The Board committees may hire independent advisors as set forth in their applicable charters.  The Board as a whole shall have access to any independent advisor retained by the Company, and the Board may hire any independent advisor it considers necessary to discharge its responsibilities. 

N. Self-Evaluation

The Nominating and Corporate Governance Committee will oversee a periodic assessment of the Board and its committees as set forth in the Nominating and Corporate Governance Committee charter. 


A. Frequency of Meetings

The Board will meet at least four (4) times annually.  In addition, special meetings may be called from time to time as determined by the needs of the business.  It is the responsibility of the directors to attend meetings.  Independent directors have the right to call meetings of the Board without the approval of the Chair of the Board or of management. 

B. Director Attendance

A director is expected to spend the time and effort necessary to properly discharge his or her responsibilities.  Accordingly, a director is expected to regularly prepare for and attend meetings of the Board and all committees on which the director sits, including separate meetings of the Independent Directors, with the understanding that, on occasion, a director may be unable to attend a meeting.  All directors are encouraged to attend the annual meeting in person.  A director who is unable to attend a meeting of the Board or a committee of the Board is expected to notify the Chair of the Board or the Chair of the appropriate committee in advance of such meeting, and, whenever possible, participate in such meeting via teleconference in the case of an in-person meeting.
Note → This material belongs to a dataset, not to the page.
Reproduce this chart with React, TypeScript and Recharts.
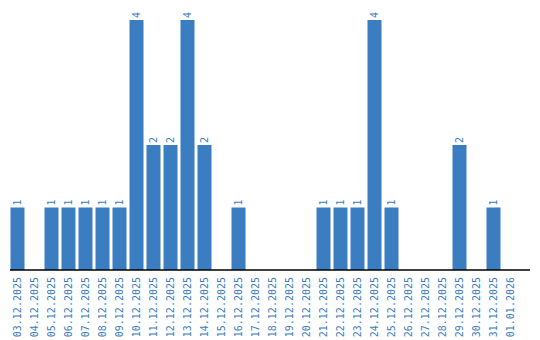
import React from "react";
import { BarChart, Bar, XAxis, YAxis, LabelList } from "recharts";

const categories = [
  "03.12.2025", "04.12.2025", "05.12.2025", "06.12.2025", "07.12.2025",
  "08.12.2025", "09.12.2025", "10.12.2025", "11.12.2025", "12.12.2025",
  "13.12.2025", "14.12.2025", "15.12.2025", "16.12.2025", "17.12.2025",
  "18.12.2025", "19.12.2025", "20.12.2025", "21.12.2025", "22.12.2025",
  "23.12.2025", "24.12.2025", "25.12.2025", "26.12.2025", "27.12.2025",
  "28.12.2025", "29.12.2025", "30.12.2025", "31.12.2025", "01.01.2026",
];
const counts = [
  1, 0, 1, 1, 1, 1, 1, 4, 2, 2,
  4, 2, 0, 1, 0, 0, 0, 0, 1, 1,
  1, 4, 1, 0, 0, 0, 2, 0, 1, 0,
];

const data = categories.map((c, i) => ({ date: c, count: counts[i] }));

const BLUE = "#3b7dc1";
const FONT = "'DejaVu Sans Mono', monospace";

const Tick = (props: any) => {
  const { x, payload } = props;
  return (
    <g transform={`translate(${x},277)`}>
      <text
        x={0}
        y={0}
        dy="0.35em"
        textAnchor="end"
        transform="rotate(-90)"
        fill={BLUE}
        fontSize={10}
        fontFamily={FONT}
      >
        {payload.value}
      </text>
    </g>
  );
};

const ValueLabel = (props: any) => {
  const { x, y, width, value } = props;
  if (!value) return null;
  const cx = x + width / 2;
  const cy = y - 2;
  return (
    <text
      x={0}
      y={0}
      dy="0.35em"
      textAnchor="start"
      transform={`translate(${cx},${cy}) rotate(-90)`}
      fill={BLUE}
      fontSize={10}
      fontFamily={FONT}
    >
      {value}
    </text>
  );
};

export default function App() {
  return (
    <div style={{ position: "fixed", left: 0, top: 0, background: "#fff" }}>
      <BarChart
        width={540}
        height={340}
        data={data}
        margin={{ top: 10, right: 10, bottom: 0, left: 10 }}
        barCategoryGap={1.5}
      >
        <XAxis
          dataKey="date"
          interval={0}
          height={70}
          tickLine={false}
          axisLine={{ stroke: "#000", strokeWidth: 1.5 }}
          tick={<Tick />}
          padding={{ left: -1.5, right: 11.5 }}
        />
        <YAxis
          width={0}
          domain={[0, 4.16]}
          allowDataOverflow
          tick={false}
          tickLine={false}
          axisLine={{ stroke: "#000", strokeWidth: 1.5 }}
        />
        <Bar dataKey="count" fill={BLUE} barSize={14} isAnimationActive={false}>
          <LabelList dataKey="count" content={<ValueLabel />} />
        </Bar>
      </BarChart>
    </div>
  );
}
C. Attendance of Non-Directors

The Board encourages the Chair of the Board or of any committee to invite Company management and outside advisors or consultants from time to time to participate in Board and/or committee meetings to (i) provide insight into items being discussed by the Board which involve the manager, advisor or consultant, (ii) make presentations to the Board on matters which involve the manager, advisor or consultant, and (iii) bring managers with high potential into contact with the Board.  Attendance of non-directors at Board meetings is at the discretion of the Board.

D. Meeting Agenda

Any director has the right to add items to the agenda for a meeting. With respect to items added by a director, the Chair of the Board shall not remove such items from the agenda.  For a meeting called by the Independent Directors, the Independent Directors shall establish the agenda for such meeting.

E. Advance Receipt of Meeting Materials

Information regarding the topics to be considered at a meeting is essential to the Board’s understanding of the business and the preparation of the directors for a productive meeting.  To the extent feasible, the meeting agenda and any written materials relating to each Board meeting will be distributed to the directors sufficiently in advance of each meeting to allow for meaningful review of such agenda and materials by the directors.  Directors are expected to have reviewed and be prepared to discuss all materials distributed in advance of any meeting.


The Board currently has three (3) standing committees: (i) the Audit Committee, (ii) the Compensation Committee, and (iii) the Nominating and Corporate Governance Committee.  Each committee will perform its duties as assigned by the Board in compliance with the Company’s bylaws and the committee’s charter.  It is the responsibility of the directors to attend the meetings of the committees on which they serve.


The Board has delegated the responsibility of succession planning for the Chief Executive Officer to the Nominating and Corporate Governance Committee.  The Board and the Nominating and Corporate Governance Committee will (i) work together on a periodic basis with the Chief Executive Officer to evaluate the Company’s succession plans upon the Chief Executive Officer’s retirement and in the event of an unexpected occurrence, and (ii) periodically review the performance of the Chief Executive Officer.